Eric Barron Named Penn State President

Florida State President Arrives As School Tries to Move Past Sandusky Scandal
WALL STREET JOURNAL   |  February 18, 2014 by Jim Carlton

Pennsylvania State University on Monday named as its top administrator the president of Florida State University, a move that puts a nationally known climatologist and former faculty member in charge as the school seeks to move past the child-sex-abuse scandal involving former football coach Jerry Sandusky.

The unanimous appointment of Eric Barron, 62 years old, as Penn State’s 18th president was made during a brief meeting of the school’s board of trustees. He will succeed Rodney Erickson, 67, who had said he planned to retire this year after he was named in 2011 to succeed Graham Spanier.

Mr. Spanier is one of three high-level administrators who face a criminal trial over charges they lied about a 2001 incident in which Mr. Sandusky, an assistant coach, was later found to have abused a boy in a Penn State athletic facility. The men were charged with perjury and other counts after prosecutors said they knowingly misled a grand jury about the incident. They all have pleaded not guilty.
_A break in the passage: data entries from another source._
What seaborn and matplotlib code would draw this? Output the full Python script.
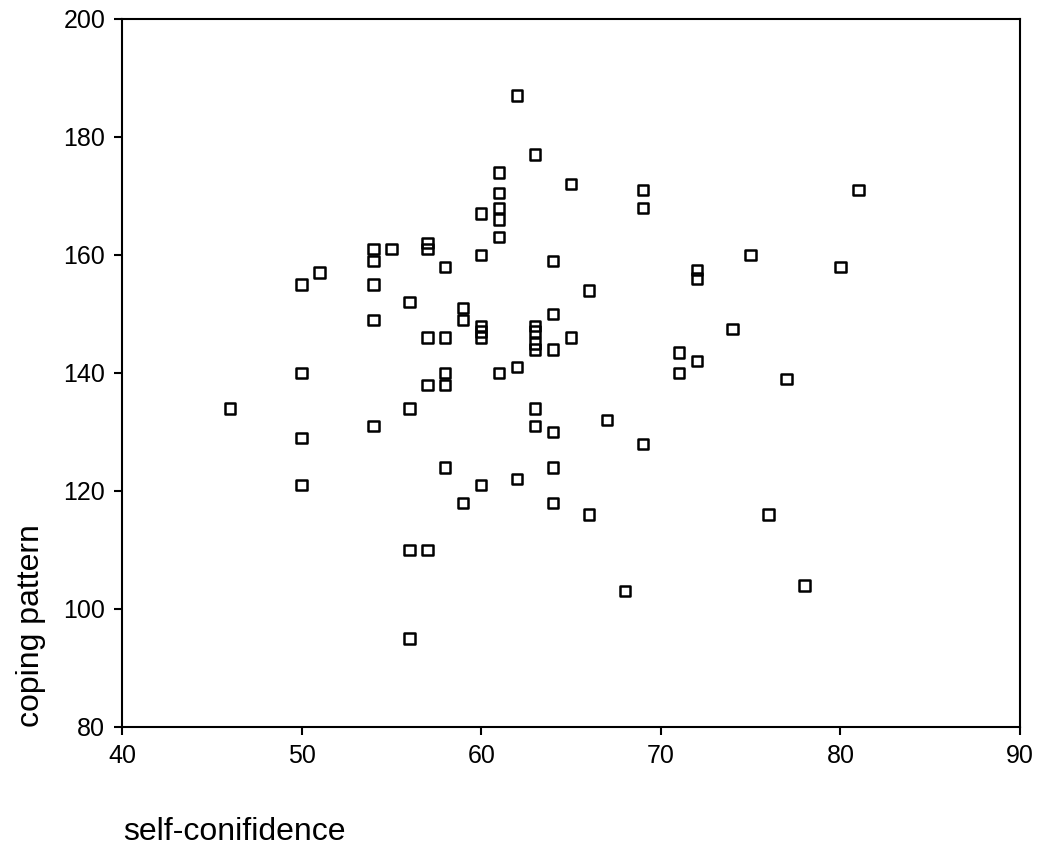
import matplotlib
matplotlib.use("Agg")
import matplotlib.pyplot as plt
import seaborn as sns
import pandas as pd

self_confidence = [46,
                   50, 50, 50, 50,
                   51,
                   54, 54, 54, 54, 54,
                   55,
                   56, 56, 56, 56,
                   57, 57, 57, 57, 57,
                   58, 58, 58, 58, 58,
                   59, 59, 59,
                   60, 60, 60, 60, 60, 60,
                   61, 61, 61, 61, 61, 61,
                   62, 62, 62,
                   63, 63, 63, 63, 63, 63, 63,
                   64, 64, 64, 64, 64, 64,
                   65, 65,
                   66, 66,
                   67,
                   68,
                   69, 69, 69,
                   71, 71,
                   72, 72, 72,
                   74, 75, 76, 77, 78, 80, 81]
coping_pattern = [134,
                  155, 140, 129, 121,
                  157,
                  161, 159, 155, 149, 131,
                  161,
                  152, 134, 110, 95,
                  162, 161, 146, 138, 110,
                  158, 146, 140, 138, 124,
                  151, 149, 118,
                  167, 160, 148, 147, 146, 121,
                  174, 170.5, 168, 166, 163, 140,
                  187, 141, 122,
                  177, 148, 147, 145, 144, 134, 131,
                  159, 150, 144, 130, 124, 118,
                  172, 146,
                  154, 116,
                  132,
                  103,
                  171, 168, 128,
                  143.5, 140,
                  157.5, 156, 142,
                  147.5, 160, 116, 139, 104, 158, 171]

df = pd.DataFrame({"self-conifidence": self_confidence,
                   "coping pattern": coping_pattern})

sns.set_style("white")
plt.rcParams['font.family'] = ['Liberation Sans', 'DejaVu Sans']

fig = plt.figure(figsize=(10.4, 8.47), dpi=100)
ax = fig.add_axes([0.1173, 0.1417, 0.8635, 0.8359])

sns.scatterplot(data=df, x="self-conifidence", y="coping pattern", ax=ax,
                marker="s", s=56, facecolor="none", edgecolor="black",
                linewidth=1.8, legend=False)

ax.set_xlim(40, 90)
ax.set_ylim(80, 200)
ax.set_xticks([40, 50, 60, 70, 80, 90])
ax.set_yticks([80, 100, 120, 140, 160, 180, 200])
ax.tick_params(axis='both', direction='out', length=6, width=1.5,
               labelsize=18, color='black', labelcolor='black',
               bottom=True, left=True, pad=6)
for sp in ax.spines.values():
    sp.set_visible(True)
    sp.set_color('black')
    sp.set_linewidth(1.5)

ax.set_xlabel("")
ax.set_ylabel("")
fig.text(0.118, 0.008, "self-conifidence", fontsize=23, ha='left', va='baseline', color='black')
fig.text(0.030, 0.1417, "coping pattern", fontsize=23, rotation=90, ha='center', va='bottom', color='black')

fig.savefig("out.png", dpi=100, facecolor='white')
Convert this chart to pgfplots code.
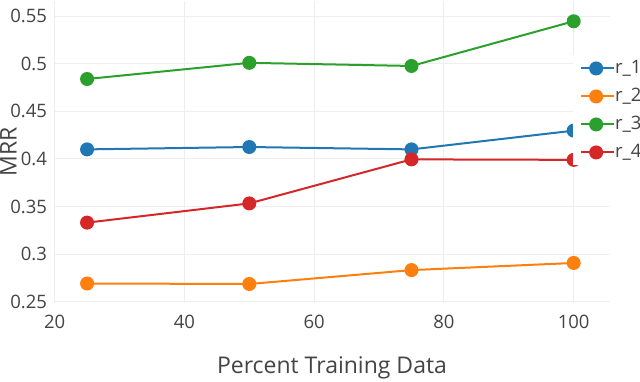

Mr. Barron, who was named Florida State president in 2010, said at a news conference he believes Penn State is on its way to recovery from the Sandusky scandal, which also resulted in the ouster of longtime head football coach Joe Paterno, who has since died. Mr. Sandusky, who has appealed his case to the state Supreme Court, is serving a sentence of 30 to 60 years.

“Of course those events were incredibly painful and saddening to all those people that love Penn State,” said Mr. Barron, who served as a dean and faculty member in Penn State’s science program from 1986 to 2006. “But what I see is an institution that has really taken control of compliance and is no doubt now a model university.”

Mr. Barron, whose five-year appointment to the $800,000-a-year job will take effect in the spring, has lectured on scientific models he says show that a buildup in greenhouse gases will result in a warming of Earth’s temperatures during the next century. Before taking over at Florida State, he served as director of the National Center for Atmospheric Research in Boulder, Colo., a federally funded research and development center.

The appointment drew outside praise. “This is an outstanding pick for Penn State,” said Michael Poliakoff, vice president of policy at the American Council of Trustees and Alumni, a nonprofit education group in Washington. “He was well regarded at Florida State and is known as a bold innovator.”

While applications for admissions are ticking up after a decline last year, and Penn State continues to raise money and be recognized for its academic programs, the school continues to face fallout from the Sandusky case. One issue for the new president will be trying to unite a school that became bitterly divided over the 2011 firing of Mr. Paterno.

“We want to heal,” said Anthony Lubrano, a Penn State trustee and supporter of the late football coach. “We just need a leader to show us the way.”